Word for word, print each line of the listing below; pictures stay out.

» Dataset excerpts:

★ ★ ★ ★

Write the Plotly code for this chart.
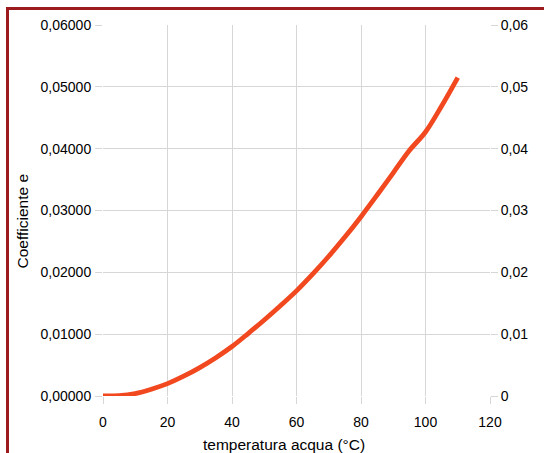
import plotly.graph_objects as go

temperatura = [0, 5, 10, 15, 20, 25, 30, 35, 40, 45, 50, 55, 60, 65, 70, 75, 80, 85, 90, 95, 100, 105, 110]
coefficiente = [0.0000, 0.00005, 0.0004, 0.0011, 0.0020, 0.0032, 0.0046, 0.0062, 0.0080, 0.0101,
                0.0123, 0.0146, 0.0170, 0.0197, 0.0226, 0.0257, 0.0290, 0.0325, 0.0361, 0.0397,
                0.0427, 0.0469, 0.0515]
x_ticks = [0, 20, 40, 60, 80, 100, 120]
y_ticks = [0, 0.01, 0.02, 0.03, 0.04, 0.05, 0.06]
x_title = "temperatura acqua (°C)"
y_title = "Coefficiente e"

FONT = "Liberation Sans, Arial, sans-serif"
GRID = "#d6d6d6"
LINE = "#f2481f"

fig = go.Figure()
fig.add_trace(go.Scatter(x=temperatura, y=coefficiente, mode="lines",
                         line=dict(color=LINE, width=4.8, shape="spline", smoothing=1.0),
                         showlegend=False))
fig.add_trace(go.Scatter(x=temperatura, y=coefficiente, mode="lines", yaxis="y2",
                         line=dict(color="rgba(0,0,0,0)", width=0), showlegend=False,
                         hoverinfo="skip"))

fig.update_layout(
    width=544, height=453,
    margin=dict(l=103, r=54, t=25, b=57),
    paper_bgcolor="white", plot_bgcolor="white",
    separators=",.",
    font=dict(family=FONT, size=14, color="#000000"),
    xaxis=dict(range=[0, 120], tickvals=x_ticks, showgrid=True, gridcolor=GRID, gridwidth=1,
               zeroline=False, showline=False, ticks="outside", ticklen=7, tickcolor=GRID,
               tickfont=dict(size=14), ticklabelstandoff=6, automargin=False),
    yaxis=dict(range=[0, 0.06], tickvals=y_ticks, tickformat=".5f", showgrid=True,
               gridcolor=GRID, gridwidth=1, zeroline=False, showline=False, ticks="outside",
               ticklen=7, tickcolor=GRID, tickfont=dict(size=14), ticklabelstandoff=1,
               automargin=False),
    yaxis2=dict(range=[0, 0.06], tickvals=y_ticks, overlaying="y", side="right",
                showgrid=False, zeroline=False, showline=False, ticks="outside", ticklen=7,
                tickcolor=GRID, tickfont=dict(size=14), ticklabelstandoff=0, automargin=False),
    annotations=[
        dict(text=x_title, xref="paper", yref="paper", x=(284 - 103) / 387,
             y=(396 - 444) / 371, xanchor="center", yanchor="middle", showarrow=False,
             font=dict(size=15.5)),
        dict(text=y_title, xref="paper", yref="paper", x=(21.5 - 103) / 387,
             y=(396 - 221) / 371, xanchor="center", yanchor="middle", showarrow=False,
             textangle=-90, font=dict(size=15.5)),
    ],
    shapes=[dict(type="rect", xref="paper", yref="paper",
                 x0=(7.5 - 103) / 387, x1=1.5, y0=-0.5, y1=(396 - 8.5) / 371,
                 line=dict(color="#9b1b1e", width=3), fillcolor="rgba(0,0,0,0)", layer="below")],
)

fig.write_html("out.html", config={"displayModeBar": False},
               post_script="document.body.style.margin='0';")
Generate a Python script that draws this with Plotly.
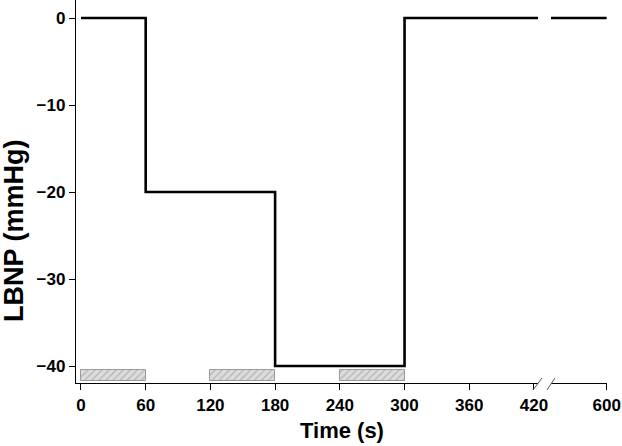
import plotly.graph_objects as go

# ---- data ----
time_s = [0, 60, 180, 300, 600]
lbnp_mmHg = [0, -20, -40, 0, 0]

block_start = [0, 120, 240]
block_duration = [60, 60, 60]

x_ticks_left = [0, 60, 120, 180, 240, 300, 360, 420]
x_ticks_right = [600]
y_ticks = [0, -10, -20, -30, -40]

FONT = "Liberation Sans"

fig = go.Figure()

# hatched blocks
fig.add_trace(go.Bar(
    x=block_start, width=block_duration, offset=0,
    y=[1.3] * len(block_start), base=-41.7,
    marker=dict(color="#d9d9d9",
                line=dict(color="#9a9a9a", width=1),
                pattern=dict(shape="/", fgcolor="#8a8a8a", bgcolor="#dcdcdc",
                             size=5, solidity=0.25)),
    xaxis="x", yaxis="y", showlegend=False, hoverinfo="skip"))

# step line on both segments of the broken axis
for xa in ["x", "x2"]:
    fig.add_trace(go.Scatter(
        x=time_s, y=lbnp_mmHg, mode="lines", line_shape="hv",
        line=dict(color="black", width=2.6),
        xaxis=xa, yaxis="y", showlegend=False))

tickfont = dict(family=FONT, size=17, color="black", weight="bold")
common_x = dict(showline=True, linecolor="black", linewidth=1.3,
                ticks="outside", ticklen=6, tickwidth=1.3, tickcolor="black",
                tickfont=tickfont, showgrid=False, zeroline=False,
                tickmode="array", anchor="y", automargin=False)

fig.update_layout(
    width=622, height=446,
    margin=dict(l=76, r=15, t=0, b=63, autoexpand=False),
    plot_bgcolor="white", paper_bgcolor="white",
    bargap=0,
    xaxis=dict(domain=[0, 0.870], range=[-4.6, 423.7],
               tickvals=x_ticks_left, ticktext=[str(v) for v in x_ticks_left],
               **common_x),
    xaxis2=dict(domain=[0.8945, 1.0], range=[548, 600.3],
                tickvals=x_ticks_right, ticktext=[str(v) for v in x_ticks_right],
                **common_x),
    yaxis=dict(range=[-41.95, 2.07], tickvals=y_ticks,
               showline=True, linecolor="black", linewidth=1.3,
               ticks="outside", ticklen=6, tickwidth=1.3, tickcolor="black",
               tickfont=tickfont, showgrid=False, zeroline=False,
               automargin=False),
)

# axis titles
fig.add_annotation(text="Time (s)", xref="paper", yref="paper",
                   x=0.5, y=-0.125, xanchor="center", yanchor="middle",
                   showarrow=False,
                   font=dict(family=FONT, size=22, color="black", weight="bold"))
fig.add_annotation(text="LBNP (mmHg)", xref="paper", yref="paper",
                   x=-0.1168, y=(383 - 230) / 383, xanchor="center", yanchor="middle",
                   textangle=-90, showarrow=False,
                   font=dict(family=FONT, size=27, color="black", weight="bold"))

# axis break marks
for x0, x1 in [(0.8606, 0.8776), (0.887, 0.902)]:
    fig.add_shape(type="line", xref="paper", yref="paper",
                  x0=x0, x1=x1, y0=-0.0183, y1=0.013,
                  line=dict(color="#555555", width=1))

fig.write_html("out.html", config={"displayModeBar": False},
               post_script="document.body.style.margin='0';document.body.style.overflow='hidden';")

★ ★ ★ ★

» Complete response:
Write the Plotly code for this chart.
import plotly.graph_objects as go

temperatura = [0, 5, 10, 15, 20, 25, 30, 35, 40, 45, 50, 55, 60, 65, 70, 75, 80, 85, 90, 95, 100, 105, 110]
coefficiente = [0.0000, 0.00005, 0.0004, 0.0011, 0.0020, 0.0032, 0.0046, 0.0062, 0.0080, 0.0101,
                0.0123, 0.0146, 0.0170, 0.0197, 0.0226, 0.0257, 0.0290, 0.0325, 0.0361, 0.0397,
                0.0427, 0.0469, 0.0515]
x_ticks = [0, 20, 40, 60, 80, 100, 120]
y_ticks = [0, 0.01, 0.02, 0.03, 0.04, 0.05, 0.06]
x_title = "temperatura acqua (°C)"
y_title = "Coefficiente e"

FONT = "Liberation Sans, Arial, sans-serif"
GRID = "#d6d6d6"
LINE = "#f2481f"

fig = go.Figure()
fig.add_trace(go.Scatter(x=temperatura, y=coefficiente, mode="lines",
                         line=dict(color=LINE, width=4.8, shape="spline", smoothing=1.0),
                         showlegend=False))
fig.add_trace(go.Scatter(x=temperatura, y=coefficiente, mode="lines", yaxis="y2",
                         line=dict(color="rgba(0,0,0,0)", width=0), showlegend=False,
                         hoverinfo="skip"))

fig.update_layout(
    width=544, height=453,
    margin=dict(l=103, r=54, t=25, b=57),
    paper_bgcolor="white", plot_bgcolor="white",
    separators=",.",
    font=dict(family=FONT, size=14, color="#000000"),
    xaxis=dict(range=[0, 120], tickvals=x_ticks, showgrid=True, gridcolor=GRID, gridwidth=1,
               zeroline=False, showline=False, ticks="outside", ticklen=7, tickcolor=GRID,
               tickfont=dict(size=14), ticklabelstandoff=6, automargin=False),
    yaxis=dict(range=[0, 0.06], tickvals=y_ticks, tickformat=".5f", showgrid=True,
               gridcolor=GRID, gridwidth=1, zeroline=False, showline=False, ticks="outside",
               ticklen=7, tickcolor=GRID, tickfont=dict(size=14), ticklabelstandoff=1,
               automargin=False),
    yaxis2=dict(range=[0, 0.06], tickvals=y_ticks, overlaying="y", side="right",
                showgrid=False, zeroline=False, showline=False, ticks="outside", ticklen=7,
                tickcolor=GRID, tickfont=dict(size=14), ticklabelstandoff=0, automargin=False),
    annotations=[
        dict(text=x_title, xref="paper", yref="paper", x=(284 - 103) / 387,
             y=(396 - 444) / 371, xanchor="center", yanchor="middle", showarrow=False,
             font=dict(size=15.5)),
        dict(text=y_title, xref="paper", yref="paper", x=(21.5 - 103) / 387,
             y=(396 - 221) / 371, xanchor="center", yanchor="middle", showarrow=False,
             textangle=-90, font=dict(size=15.5)),
    ],
    shapes=[dict(type="rect", xref="paper", yref="paper",
                 x0=(7.5 - 103) / 387, x1=1.5, y0=-0.5, y1=(396 - 8.5) / 371,
                 line=dict(color="#9b1b1e", width=3), fillcolor="rgba(0,0,0,0)", layer="below")],
)

fig.write_html("out.html", config={"displayModeBar": False},
               post_script="document.body.style.margin='0';")
Generate a Python script that draws this with Plotly.
import plotly.graph_objects as go

# ---- data ----
time_s = [0, 60, 180, 300, 600]
lbnp_mmHg = [0, -20, -40, 0, 0]

block_start = [0, 120, 240]
block_duration = [60, 60, 60]

x_ticks_left = [0, 60, 120, 180, 240, 300, 360, 420]
x_ticks_right = [600]
y_ticks = [0, -10, -20, -30, -40]

FONT = "Liberation Sans"

fig = go.Figure()

# hatched blocks
fig.add_trace(go.Bar(
    x=block_start, width=block_duration, offset=0,
    y=[1.3] * len(block_start), base=-41.7,
    marker=dict(color="#d9d9d9",
                line=dict(color="#9a9a9a", width=1),
                pattern=dict(shape="/", fgcolor="#8a8a8a", bgcolor="#dcdcdc",
                             size=5, solidity=0.25)),
    xaxis="x", yaxis="y", showlegend=False, hoverinfo="skip"))

# step line on both segments of the broken axis
for xa in ["x", "x2"]:
    fig.add_trace(go.Scatter(
        x=time_s, y=lbnp_mmHg, mode="lines", line_shape="hv",
        line=dict(color="black", width=2.6),
        xaxis=xa, yaxis="y", showlegend=False))

tickfont = dict(family=FONT, size=17, color="black", weight="bold")
common_x = dict(showline=True, linecolor="black", linewidth=1.3,
                ticks="outside", ticklen=6, tickwidth=1.3, tickcolor="black",
                tickfont=tickfont, showgrid=False, zeroline=False,
                tickmode="array", anchor="y", automargin=False)

fig.update_layout(
    width=622, height=446,
    margin=dict(l=76, r=15, t=0, b=63, autoexpand=False),
    plot_bgcolor="white", paper_bgcolor="white",
    bargap=0,
    xaxis=dict(domain=[0, 0.870], range=[-4.6, 423.7],
               tickvals=x_ticks_left, ticktext=[str(v) for v in x_ticks_left],
               **common_x),
    xaxis2=dict(domain=[0.8945, 1.0], range=[548, 600.3],
                tickvals=x_ticks_right, ticktext=[str(v) for v in x_ticks_right],
                **common_x),
    yaxis=dict(range=[-41.95, 2.07], tickvals=y_ticks,
               showline=True, linecolor="black", linewidth=1.3,
               ticks="outside", ticklen=6, tickwidth=1.3, tickcolor="black",
               tickfont=tickfont, showgrid=False, zeroline=False,
               automargin=False),
)

# axis titles
fig.add_annotation(text="Time (s)", xref="paper", yref="paper",
                   x=0.5, y=-0.125, xanchor="center", yanchor="middle",
                   showarrow=False,
                   font=dict(family=FONT, size=22, color="black", weight="bold"))
fig.add_annotation(text="LBNP (mmHg)", xref="paper", yref="paper",
                   x=-0.1168, y=(383 - 230) / 383, xanchor="center", yanchor="middle",
                   textangle=-90, showarrow=False,
                   font=dict(family=FONT, size=27, color="black", weight="bold"))

# axis break marks
for x0, x1 in [(0.8606, 0.8776), (0.887, 0.902)]:
    fig.add_shape(type="line", xref="paper", yref="paper",
                  x0=x0, x1=x1, y0=-0.0183, y1=0.013,
                  line=dict(color="#555555", width=1))

fig.write_html("out.html", config={"displayModeBar": False},
               post_script="document.body.style.margin='0';document.body.style.overflow='hidden';")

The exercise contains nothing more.